Keep in mind that the Apple of 2007 was not like the Apple of today. At that time, it was regarded to be the pinnacle of innovation after the success of the iPod, a major factor in the rapid adoption of the then radical iPhone in 2007... Apple had a reputation for producing substantial advancements to tech that worked very well. Sadly, after the death of Jobs, innovation at Apple ground to a halt, followed by the departure of most of the creative leaders.

Android began life in 2003, purchased by Google in 2005 (for $50 million). The initial version in 2006 used a Blackberry style keyboard and no touch capability, but when iOS debuted in 2007, Google postponed the release until multitouch and a virtual keyboard could be added. Android was based on open source, and Google allowed apps to be installed (albeit with warnings) from sources other than their store, to encourage a wider variety of apps.

Why didn't Windows Mobile succeed? A few factors come to mind:

By the time Windows Mobile had come out, Apple was in full swing with the App Store and externally developed apps, and Android had added the same feature.

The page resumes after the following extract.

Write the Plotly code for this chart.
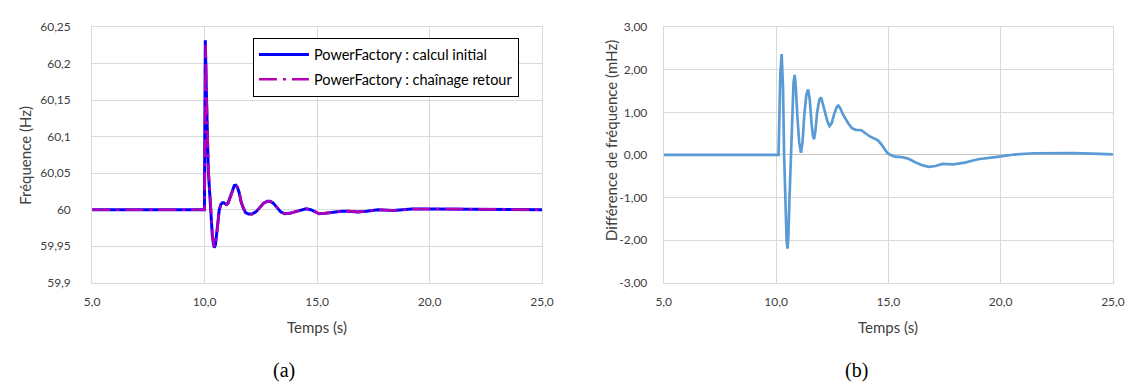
import plotly.graph_objects as go

# ---------------- data ----------------
t_init = [5.0, 9.99, 10.01, 10.03, 10.07, 10.11, 10.16, 10.21, 10.28, 10.34, 10.39, 10.43, 10.48,
          10.53, 10.58, 10.65, 10.72, 10.79, 10.84, 10.90, 10.97, 11.04, 11.13, 11.24, 11.32, 11.38,
          11.45, 11.53, 11.62, 11.72, 11.82, 11.95, 12.10, 12.28, 12.45, 12.62, 12.78, 12.91, 13.05,
          13.20, 13.38, 13.56, 13.78, 14.00, 14.25, 14.51, 14.72, 14.90, 15.09, 15.35, 15.60, 15.82,
          16.10, 16.40, 16.80, 17.20, 17.70, 18.40, 19.20, 20.20, 21.20, 22.20, 23.50, 25.0]
f_init = [60.0, 60.0, 60.12, 60.232, 60.17, 60.096, 60.055, 60.030, 59.990, 59.965, 59.953, 59.948, 59.952,
          59.968, 59.987, 60.000, 60.007, 60.0095, 60.0095, 60.008, 60.007, 60.009, 60.017, 60.028, 60.033, 60.0335,
          60.031, 60.024, 60.0106, 60.002, 59.996, 59.994, 59.994, 59.997, 60.003, 60.009, 60.0115, 60.0115, 60.009,
          60.003, 59.997, 59.9944, 59.995, 59.997, 59.9995, 60.0013, 60.000, 59.997, 59.9944, 59.995, 59.9962, 59.9968,
          59.998, 59.998, 59.997, 59.998, 60.000, 59.999, 60.001, 60.001, 60.001, 60.000, 60.000, 60.000]

t_ret = [5.0, 10.00, 10.02, 10.045, 10.08, 10.12, 10.17, 10.22, 10.29, 10.35, 10.40, 10.44, 10.49,
         10.54, 10.59, 10.66, 10.73, 10.80, 10.85, 10.91, 10.98, 11.05, 11.14, 11.25, 11.33, 11.39,
         11.46, 11.54, 11.63, 11.73, 11.83, 11.96, 12.11, 12.29, 12.46, 12.63, 12.79, 12.92, 13.06,
         13.21, 13.39, 13.57, 13.79, 14.01, 14.26, 14.52, 14.73, 14.91, 15.10, 15.36, 15.61, 15.83,
         16.11, 16.41, 16.81, 17.21, 17.71, 18.41, 19.21, 20.21, 21.21, 22.21, 23.51, 25.0]
f_ret = [60.0, 60.0, 60.11, 60.226, 60.16, 60.094, 60.054, 60.030, 59.990, 59.965, 59.953, 59.949, 59.953,
         59.968, 59.987, 60.000, 60.007, 60.0093, 60.0093, 60.008, 60.007, 60.009, 60.017, 60.028, 60.0325, 60.033,
         60.0305, 60.0235, 60.0104, 60.002, 59.996, 59.994, 59.994, 59.997, 60.003, 60.009, 60.0112, 60.0112, 60.009,
         60.003, 59.997, 59.9945, 59.995, 59.997, 59.9995, 60.0012, 60.000, 59.997, 59.9945, 59.995, 59.9962, 59.9968,
         59.998, 59.998, 59.997, 59.998, 60.000, 59.999, 60.001, 60.001, 60.001, 60.000, 60.000, 60.000]

t_diff = [5.0, 10.11, 10.15, 10.19, 10.25, 10.31, 10.36, 10.42, 10.47, 10.51, 10.55, 10.60, 10.66,
          10.72, 10.78, 10.83, 10.88, 10.95, 11.03, 11.11, 11.18, 11.26, 11.35, 11.43, 11.50, 11.58,
          11.64, 11.69, 11.75, 11.83, 11.93, 12.01, 12.08, 12.14, 12.20, 12.28, 12.38, 12.48, 12.60,
          12.70, 12.77, 12.86, 12.98, 13.10, 13.22, 13.38, 13.55, 13.80, 14.00, 14.16, 14.35, 14.52,
          14.66, 14.80, 14.95, 15.10, 15.30, 15.60, 15.90, 16.20, 16.50, 16.80, 17.10, 17.40, 17.90,
          18.40, 19.00, 19.85, 20.60, 21.50, 22.30, 23.20, 24.10, 25.0]
d_diff = [0.0, 0.0, 0.9, 1.9, 2.37, 1.6, 0.0, -1.4, -2.0, -2.20, -1.9, -1.0, 0.0,
          1.0, 1.7, 1.88, 1.6, 0.9, 0.3, 0.05, 0.3, 0.95, 1.42, 1.54, 1.3, 0.75,
          0.45, 0.37, 0.55, 1.0, 1.3, 1.35, 1.22, 1.05, 0.98, 0.80, 0.68, 0.75, 0.98,
          1.12, 1.16, 1.10, 0.95, 0.83, 0.74, 0.63, 0.59, 0.58, 0.50, 0.44, 0.39, 0.35,
          0.27, 0.15, 0.05, 0.0, -0.04, -0.05, -0.09, -0.17, -0.24, -0.28, -0.26, -0.21, -0.22,
          -0.18, -0.10, -0.045, 0.01, 0.04, 0.05, 0.045, 0.03, 0.015]

x_ticks = [5, 10, 15, 20, 25]
x_ticktext = ["5,0", "10,0", "15,0", "20,0", "25,0"]
yl_ticks = [59.9, 59.95, 60.0, 60.05, 60.1, 60.15, 60.2, 60.25]
yl_ticktext = ["59,9", "59,95", "60", "60,05", "60,1", "60,15", "60,2", "60,25"]
yr_ticks = [-3, -2, -1, 0, 1, 2, 3]
yr_ticktext = ["-3,00", "-2,00", "-1,00", "0,00", "1,00", "2,00", "3,00"]

name_init = "PowerFactory : calcul initial"
name_ret = "PowerFactory : chaînage retour"

# ---------------- figure ----------------
W, H = 1144, 389
FONT = "Lato, 'Open Sans', sans-serif"
TXT = "#404040"
GRID = "#d9d9d9"

fig = go.Figure()
fig.add_trace(go.Scatter(x=t_init, y=f_init, mode="lines", name=name_init,
                         line=dict(color="#0000FF", width=3), xaxis="x", yaxis="y",
                         legendgroup="a"))
fig.add_trace(go.Scatter(x=t_ret, y=f_ret, mode="lines", name=name_ret,
                         line=dict(color="#B400B4", width=2.6, dash="18px,6px,3px,6px"),
                         xaxis="x", yaxis="y", legendgroup="b"))
fig.add_trace(go.Scatter(x=t_diff, y=d_diff, mode="lines", showlegend=False,
                         line=dict(color="#5B9BD5", width=2.7), xaxis="x2", yaxis="y2"))

def px_x(p):
    return p / W

def px_y(p):
    return 1 - p / H

ydom = [px_y(285.7), px_y(20)]
common_axis = dict(showgrid=True, gridcolor=GRID, gridwidth=1, showline=True, linecolor=GRID,
                   linewidth=1, mirror=True, ticks="", zeroline=False,
                   tickfont=dict(family=FONT, size=12, color=TXT))

fig.update_layout(
    width=W, height=H, autosize=False,
    margin=dict(l=0, r=0, t=0, b=0),
    paper_bgcolor="white", plot_bgcolor="white",
    font=dict(family=FONT, color=TXT),
    xaxis=dict(domain=[px_x(85.7), px_x(543.5)], range=[5, 25], anchor="y",
               tickvals=x_ticks, ticktext=x_ticktext, ticklabelstandoff=8, **common_axis),
    yaxis=dict(domain=ydom, range=[59.9, 60.25], anchor="x",
               tickvals=yl_ticks, ticktext=yl_ticktext, ticklabelstandoff=18, **common_axis),
    xaxis2=dict(domain=[px_x(667.4), px_x(1124.6)], range=[5, 25], anchor="y2",
                tickvals=x_ticks, ticktext=x_ticktext, ticklabelstandoff=8, **common_axis),
    yaxis2=dict(domain=ydom, range=[-3, 3], anchor="x2",
                tickvals=yr_ticks, ticktext=yr_ticktext, ticklabelstandoff=13,
                **{**common_axis, "zeroline": True, "zerolinecolor": "#c6c6c6", "zerolinewidth": 1.3}),
    legend=dict(x=px_x(249.3), y=px_y(30.7), xanchor="left", yanchor="top",
                bgcolor="white", bordercolor="#000000", borderwidth=1,
                font=dict(family=FONT, size=14.5, color="#000000"),
                itemwidth=50, entrywidth=282, entrywidthmode="pixels",
                tracegroupgap=3, traceorder="grouped"),
    showlegend=True,
)

annots = [
    dict(text="Fréquence (Hz)", x=px_x(17), y=px_y(153), textangle=-90, size=15),
    dict(text="Temps (s)", x=px_x(314.6), y=px_y(332), textangle=0, size=15),
    dict(text="Différence de fréquence (mHz)", x=px_x(613), y=px_y(138), textangle=-90, size=15),
    dict(text="Temps (s)", x=px_x(896), y=px_y(332), textangle=0, size=15),
]
for a in annots:
    fig.add_annotation(text=a["text"], x=a["x"], y=a["y"], xref="paper", yref="paper",
                       showarrow=False, textangle=a["textangle"], xanchor="center", yanchor="middle",
                       font=dict(family=FONT, size=a["size"], color=TXT))

for cap, cx in [("(a)", 281), ("(b)", 864)]:
    fig.add_annotation(text=cap, x=px_x(cx), y=px_y(377), xref="paper", yref="paper",
                       showarrow=False, xanchor="center", yanchor="middle",
                       font=dict(family="'Liberation Serif', 'DejaVu Serif', serif", size=20,
                                 color="#000000"))

# remove the default 8px body margin so the figure sits at the page origin
fig.write_html("out.html", config={"displayModeBar": False},
               post_script="document.body.style.margin='0';document.body.style.overflow='hidden';")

The independent developers had already committed to one or both of those platforms, so a third platform struggled to attract mobile developer mindshare, while existing Windows developers weren't really geared to this new market. Technically, this might qualify as 'late to market', but when combined with the previous lackluster MS efforts that had been going on for over a decade, may have made astute mobile users wary of a MS mobile product.

MS bet heavily on integration with Windows Desktop. As most mobile devices ended up being used with little or no integration with a desktop OS, this wasn't a compelling factor.

Microsoft's reputation had suffered in the years leading up to the mobile revolution. Windows, while a virtual monopoly, had been slow to improve the user interface and reliability (Blue Screen of Death), as MS rested on it's monopoly and raked in the cash. In a panic, MS released Windows 8, which grafted a mobile front end onto a desktop platform, a combination that did not work very well. That may have been a factor in resistance to adopting Windows Mobile phones.

The fact that MS had muddled about unsuccessfully with a pad project for over 15 years, when Apple got it right in around three, and Google appeared out of nowhere with an open source version in another three, wasn't lost on the computing community.

It helps to put this in the context of the time. In 2010, MS was still regarded to be the slow, plodding monopoly that you had to put up with on your desktop. Since that time, MS has been transformed into a much more responsive and quicker moving company. A major culture change, that is a story unto itself.

There appears to be an element of 'we've had enough of Microsoft' going on there.